Late last week, 20 groups of Amazon shareholders sent CEO Jeff Bezos a letter pressuring him to stop selling the company's face recognition software to law enforcement, CNN reports. Called Rekognition, the software came under greater scrutiny last month when the ACLU published revealing internal documents related to its use by police.
Numerous civil rights organisations co-signed a letter demanding Amazon stop assisting government surveillance, and several members of US Congress have expressed concerns about the partnerships.
"We are concerned the technology would be used to unfairly and disproportionately target and surveil people of color, immigrants, and civil society organisations," the shareholders, which reportedly include Social Equity Group and Northwest Coalition for Responsible Investment, wrote. "We are concerned sales may be expanded to foreign governments, including authoritarian regimes."
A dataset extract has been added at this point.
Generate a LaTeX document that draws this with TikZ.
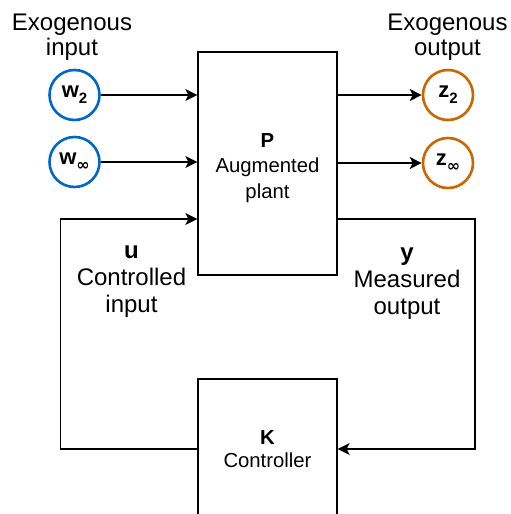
\documentclass[tikz,border=0pt]{standalone}
\usepackage{fontspec}
\setmainfont{Liberation Sans}
\newfontfamily\dvsans{DejaVu Sans}
\usetikzlibrary{arrows.meta}
\definecolor{sigblue}{HTML}{0066CC}
\definecolor{sigorange}{HTML}{CC6600}
\tikzset{
  biglab/.style={inner sep=0pt, anchor=base, font=\fontsize{24}{28}\selectfont},
  boxlab/.style={inner sep=0pt, anchor=base, font=\fontsize{20.3}{24}\selectfont},
  blockbox/.style={draw, line width=1.3pt, minimum width=139pt, inner sep=0pt},
  sig/.style={circle, draw, line width=2.6pt, minimum size=50pt, inner sep=0pt, fill=white},
  arr/.style={line width=1.3pt, -{Stealth[length=12pt,width=12pt,inset=3pt]}},
  wire/.style={line width=1.3pt}
}
\newcommand{\sigtxt}[2]{\fontsize{22}{24}\selectfont\textbf{#1}\raisebox{-6pt}{\fontsize{15}{16}\selectfont\bfseries #2}}
\begin{document}
\begin{tikzpicture}[x=1pt,y=-1pt]
\useasboundingbox (0,0) rectangle (511,514);
% blocks
\node[blockbox, minimum height=223pt] (P) at (267.5,163.5) {};
\node[blockbox, minimum height=140pt] (K) at (267.5,449) {};
% block texts
\node[boxlab] (Pt1) at (267.5,147) {\textbf{P}};
\node[boxlab] (Pt2) at (267.5,172.5) {Augmented};
\node[boxlab] (Pt3) at (267.5,198) {plant};
\node[boxlab] (Kt1) at (267.5,444) {\textbf{K}};
\node[boxlab] (Kt2) at (267.5,467) {Controller};
% signals
\node[sig, draw=sigblue] (w2) at (74.5,95) {\sigtxt{w}{2}};
\node[sig, draw=sigblue] (winf) at (74.5,162) {\sigtxt{w}{\dvsans\fontsize{16}{16}\selectfont ∞}};
\node[sig, draw=sigorange] (z2) at (448,95) {\sigtxt{z}{2}};
\node[sig, draw=sigorange] (zinf) at (448,163) {\sigtxt{z}{\dvsans\fontsize{16}{16}\selectfont ∞}};
% outside labels
\node[biglab] (ei1) at (72,30) {Exogenous};
\node[biglab] (ei2) at (72,55) {input};
\node[biglab] (eo1) at (447.5,30) {Exogenous};
\node[biglab] (eo2) at (447.5,55) {output};
\node[biglab] (u1) at (131.5,258) {\textbf{u}};
\node[biglab] (u2) at (131.5,285) {Controlled};
\node[biglab] (u3) at (131.5,312) {input};
\node[biglab] (y1) at (407,260) {\textbf{y}};
\node[biglab] (y2) at (407,287) {Measured};
\node[biglab] (y3) at (407,314) {output};
% connectors
\draw[arr] (w2.east) -- (w2.east -| P.west);
\draw[arr] (winf.east) -- (winf.east -| P.west);
\draw[arr] (z2.west -| P.east) -- (z2.west);
\draw[arr] (zinf.west -| P.east) -- (zinf.west);
\coordinate (uc) at (60.5,219);
\coordinate (yc) at (475,219);
\draw[arr] (K.west) -| (uc) -- (uc -| P.west);
\draw[arr] (yc -| P.east) -- (yc) |- (K.east);
\end{tikzpicture}
\end{document}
Amazon has publicly promoted how police have used its face recognition software to identify people of interest to law enforcement. On Amazon's website, a systems analyst with Oregon's Washington County explained how Rekognition was fed a database of 300,000 arrest photos to match against faces seen in surveillance images.
It's important to note that being arrested is typically what causes a person to end up in a database, not being convicted of a crime. If an arrestee is ultimately found innocent, there's no guarantee their photo will be cleared from these databases for future matching.
In May, the ACLU released troubling internal documents, including an email from a Washington County official telling Amazon they were using Rekognition to identify "unconscious or deceased individuals" as well as "possible witnesses".
Another document showed the software identifying a photo of O.J. Simpson as a 93.53 per cent match with a white arrestee.
Backlash was swift, particularly from minority members of Congress. The Congressional Black Caucus sent a letter to Bezos noting that because "communities of color are more heavily and aggressive policed than white communities", they are concerned about "wrong decisions will be made due to the skewed data set produced by [...] unconstitutional policing practices".
If a city disproportionately arrests people of colour, it's likely its mugshot database is mostly people of colour, including those eventually cleared of crimes.
Face recognition becoming a police tool used more often on people of colour is alarming for many reasons, least of all being that it's less accurate on them. Representatives Keith Ellison and Emanuel Cleaver, both black, also sent a letter to Amazon regarding concerns about the technology's accuracy, citing an MIT study which found enormous racial disparities in the accuracy of face recognition technology.
"A series of studies have shown that face recognition technology is consistently less accurate in identifying the faces of African Americans and women as compared to Caucasians and men," wrote Ellison and Cleaver. "The disproportionally high arrest rates for members of the black community make the use of facial recognition technology by law enforcement problematic, because it could serve to reinforce this trend."
Rekognition can analyse images from any source, meaning appearing in images or videos from any police surveillance tool - including CCTV, body cameras and drones - could potentially mean being matched against databases. The privacy concerns are obvious and very real as the US employs face recognition in airports, borders and even schools.
We reached out to Amazon for comment but had not heard back at time of writing.